_Objective_: Copy from the first line below down to and including the line with "import seaborn as sns". Skip the pictures.

Source records:
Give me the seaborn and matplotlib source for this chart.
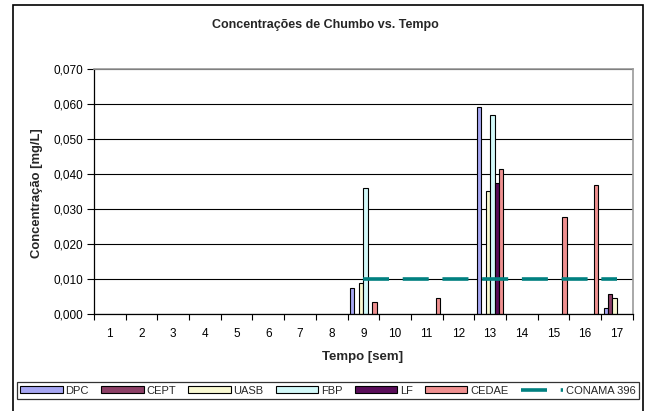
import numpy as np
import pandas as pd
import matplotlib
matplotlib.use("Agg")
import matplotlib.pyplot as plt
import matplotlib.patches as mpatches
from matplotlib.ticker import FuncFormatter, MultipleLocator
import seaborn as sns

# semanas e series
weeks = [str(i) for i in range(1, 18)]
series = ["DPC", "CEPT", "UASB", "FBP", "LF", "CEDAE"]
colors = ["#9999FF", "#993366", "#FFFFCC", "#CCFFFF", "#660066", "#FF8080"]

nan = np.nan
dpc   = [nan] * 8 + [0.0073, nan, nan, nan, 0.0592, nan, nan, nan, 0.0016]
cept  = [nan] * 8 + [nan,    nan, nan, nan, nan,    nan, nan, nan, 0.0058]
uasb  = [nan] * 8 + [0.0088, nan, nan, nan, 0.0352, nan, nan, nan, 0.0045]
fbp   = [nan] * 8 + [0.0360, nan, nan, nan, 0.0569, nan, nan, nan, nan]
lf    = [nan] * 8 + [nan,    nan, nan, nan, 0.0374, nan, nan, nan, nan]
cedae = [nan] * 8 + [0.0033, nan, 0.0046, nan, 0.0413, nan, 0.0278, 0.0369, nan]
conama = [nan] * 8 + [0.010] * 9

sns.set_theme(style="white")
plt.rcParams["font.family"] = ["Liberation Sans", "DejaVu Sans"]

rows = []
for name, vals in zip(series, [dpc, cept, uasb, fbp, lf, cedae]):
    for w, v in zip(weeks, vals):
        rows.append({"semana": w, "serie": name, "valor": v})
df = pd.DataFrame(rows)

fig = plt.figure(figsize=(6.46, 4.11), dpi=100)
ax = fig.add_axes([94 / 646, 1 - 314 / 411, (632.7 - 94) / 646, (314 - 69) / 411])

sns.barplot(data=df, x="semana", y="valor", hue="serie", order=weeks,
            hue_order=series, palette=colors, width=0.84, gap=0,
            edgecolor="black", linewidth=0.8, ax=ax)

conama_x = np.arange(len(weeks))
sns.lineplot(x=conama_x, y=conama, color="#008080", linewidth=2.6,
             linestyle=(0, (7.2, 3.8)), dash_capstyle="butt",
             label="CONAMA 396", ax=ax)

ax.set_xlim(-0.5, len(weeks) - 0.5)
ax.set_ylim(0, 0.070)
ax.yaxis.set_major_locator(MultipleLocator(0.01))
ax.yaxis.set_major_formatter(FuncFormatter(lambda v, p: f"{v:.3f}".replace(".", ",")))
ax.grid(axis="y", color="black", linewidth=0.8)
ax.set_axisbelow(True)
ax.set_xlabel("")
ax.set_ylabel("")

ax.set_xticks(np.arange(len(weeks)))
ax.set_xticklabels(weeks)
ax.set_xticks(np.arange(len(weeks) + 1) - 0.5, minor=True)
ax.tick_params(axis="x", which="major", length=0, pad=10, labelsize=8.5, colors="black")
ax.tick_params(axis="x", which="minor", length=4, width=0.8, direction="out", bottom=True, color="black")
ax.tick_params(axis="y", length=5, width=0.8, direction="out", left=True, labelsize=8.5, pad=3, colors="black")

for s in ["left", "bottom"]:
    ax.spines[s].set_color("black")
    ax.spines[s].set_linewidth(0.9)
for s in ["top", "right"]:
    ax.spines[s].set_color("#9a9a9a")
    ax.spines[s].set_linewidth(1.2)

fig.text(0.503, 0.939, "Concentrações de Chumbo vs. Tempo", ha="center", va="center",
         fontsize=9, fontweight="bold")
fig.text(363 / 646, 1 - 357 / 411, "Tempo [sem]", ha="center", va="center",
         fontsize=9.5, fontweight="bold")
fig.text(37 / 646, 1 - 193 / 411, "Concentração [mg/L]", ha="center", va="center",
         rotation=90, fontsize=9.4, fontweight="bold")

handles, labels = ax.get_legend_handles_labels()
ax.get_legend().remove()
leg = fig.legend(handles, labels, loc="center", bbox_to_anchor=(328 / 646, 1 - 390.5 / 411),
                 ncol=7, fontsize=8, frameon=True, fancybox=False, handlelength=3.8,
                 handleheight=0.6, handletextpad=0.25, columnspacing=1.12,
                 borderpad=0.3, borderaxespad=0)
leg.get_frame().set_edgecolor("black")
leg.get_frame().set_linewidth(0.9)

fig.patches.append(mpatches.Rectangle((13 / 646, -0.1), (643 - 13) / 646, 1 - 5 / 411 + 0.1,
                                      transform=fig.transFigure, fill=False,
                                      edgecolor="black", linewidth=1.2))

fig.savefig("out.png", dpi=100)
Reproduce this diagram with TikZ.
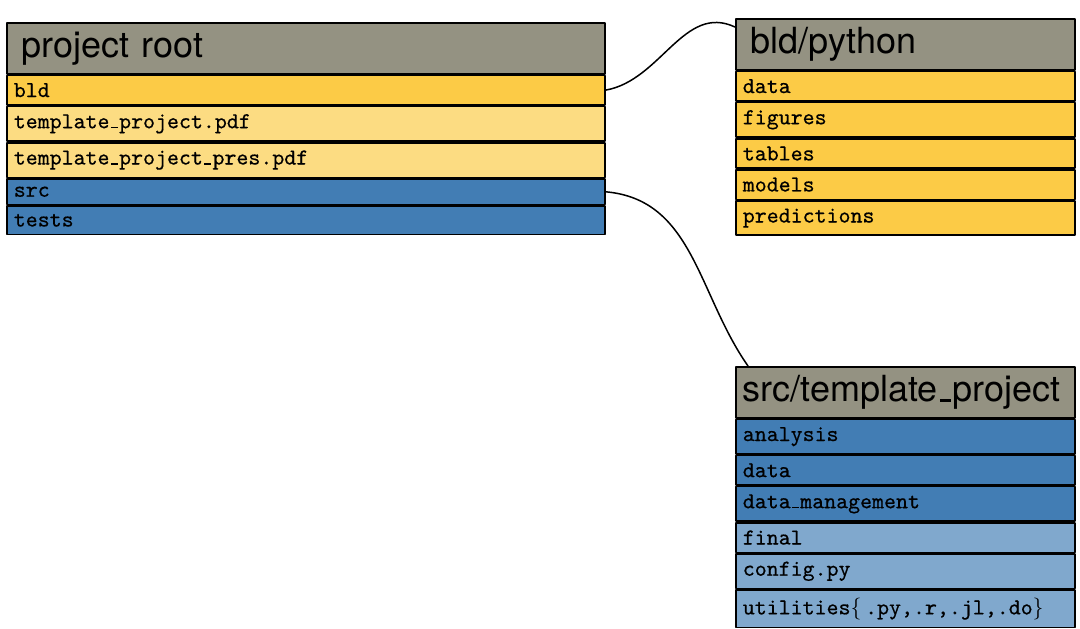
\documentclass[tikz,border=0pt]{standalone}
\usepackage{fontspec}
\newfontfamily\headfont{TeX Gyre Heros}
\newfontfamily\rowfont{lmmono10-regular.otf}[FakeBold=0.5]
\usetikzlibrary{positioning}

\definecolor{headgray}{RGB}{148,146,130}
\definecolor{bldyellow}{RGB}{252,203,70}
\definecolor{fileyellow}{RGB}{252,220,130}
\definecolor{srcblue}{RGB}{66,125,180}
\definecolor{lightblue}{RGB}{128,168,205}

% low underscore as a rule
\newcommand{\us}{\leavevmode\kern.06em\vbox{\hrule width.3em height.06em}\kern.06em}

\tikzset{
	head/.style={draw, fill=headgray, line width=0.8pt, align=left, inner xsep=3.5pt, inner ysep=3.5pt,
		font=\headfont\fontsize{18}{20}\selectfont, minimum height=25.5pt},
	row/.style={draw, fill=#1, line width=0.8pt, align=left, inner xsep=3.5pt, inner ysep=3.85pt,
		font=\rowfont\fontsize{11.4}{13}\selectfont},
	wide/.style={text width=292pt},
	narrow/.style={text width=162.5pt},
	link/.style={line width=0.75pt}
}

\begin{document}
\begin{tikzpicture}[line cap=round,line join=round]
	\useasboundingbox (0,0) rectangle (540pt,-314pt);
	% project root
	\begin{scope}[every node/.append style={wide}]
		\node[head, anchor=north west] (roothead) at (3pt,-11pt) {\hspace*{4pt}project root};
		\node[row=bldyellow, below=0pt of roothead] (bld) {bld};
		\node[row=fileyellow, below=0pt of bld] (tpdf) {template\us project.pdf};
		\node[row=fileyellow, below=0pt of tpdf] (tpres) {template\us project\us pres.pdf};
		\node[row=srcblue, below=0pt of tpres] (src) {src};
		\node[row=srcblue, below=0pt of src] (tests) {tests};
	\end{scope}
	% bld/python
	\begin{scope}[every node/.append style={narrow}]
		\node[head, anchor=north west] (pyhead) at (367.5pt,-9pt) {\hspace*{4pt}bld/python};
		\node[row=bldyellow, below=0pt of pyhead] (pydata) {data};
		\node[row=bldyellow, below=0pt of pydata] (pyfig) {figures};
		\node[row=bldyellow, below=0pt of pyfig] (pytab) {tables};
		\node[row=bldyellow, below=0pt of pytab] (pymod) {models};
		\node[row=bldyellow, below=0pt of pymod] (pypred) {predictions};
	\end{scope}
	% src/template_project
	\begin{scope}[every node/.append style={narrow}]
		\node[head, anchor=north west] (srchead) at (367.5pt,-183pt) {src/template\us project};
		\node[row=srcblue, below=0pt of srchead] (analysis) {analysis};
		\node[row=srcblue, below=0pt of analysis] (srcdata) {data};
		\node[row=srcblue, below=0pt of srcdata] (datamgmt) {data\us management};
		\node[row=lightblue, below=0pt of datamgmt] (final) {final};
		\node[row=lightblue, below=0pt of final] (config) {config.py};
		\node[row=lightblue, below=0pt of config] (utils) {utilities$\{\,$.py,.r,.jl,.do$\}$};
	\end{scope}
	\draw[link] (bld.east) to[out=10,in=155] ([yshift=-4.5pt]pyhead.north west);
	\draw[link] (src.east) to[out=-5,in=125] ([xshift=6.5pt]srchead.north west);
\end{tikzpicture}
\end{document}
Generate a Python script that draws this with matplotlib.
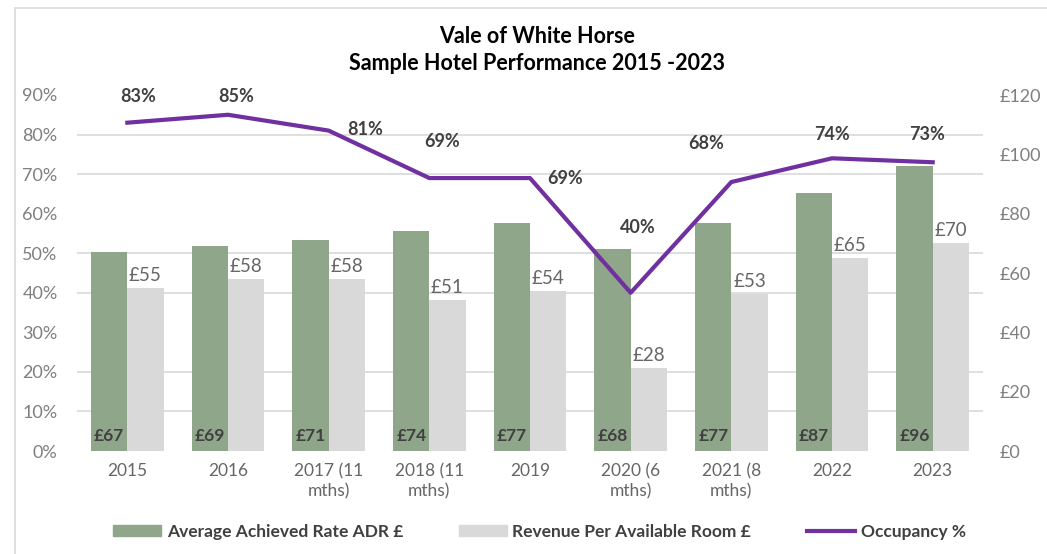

_Finished answer_:
Give me the seaborn and matplotlib source for this chart.
import numpy as np
import pandas as pd
import matplotlib
matplotlib.use("Agg")
import matplotlib.pyplot as plt
import matplotlib.patches as mpatches
from matplotlib.ticker import FuncFormatter, MultipleLocator
import seaborn as sns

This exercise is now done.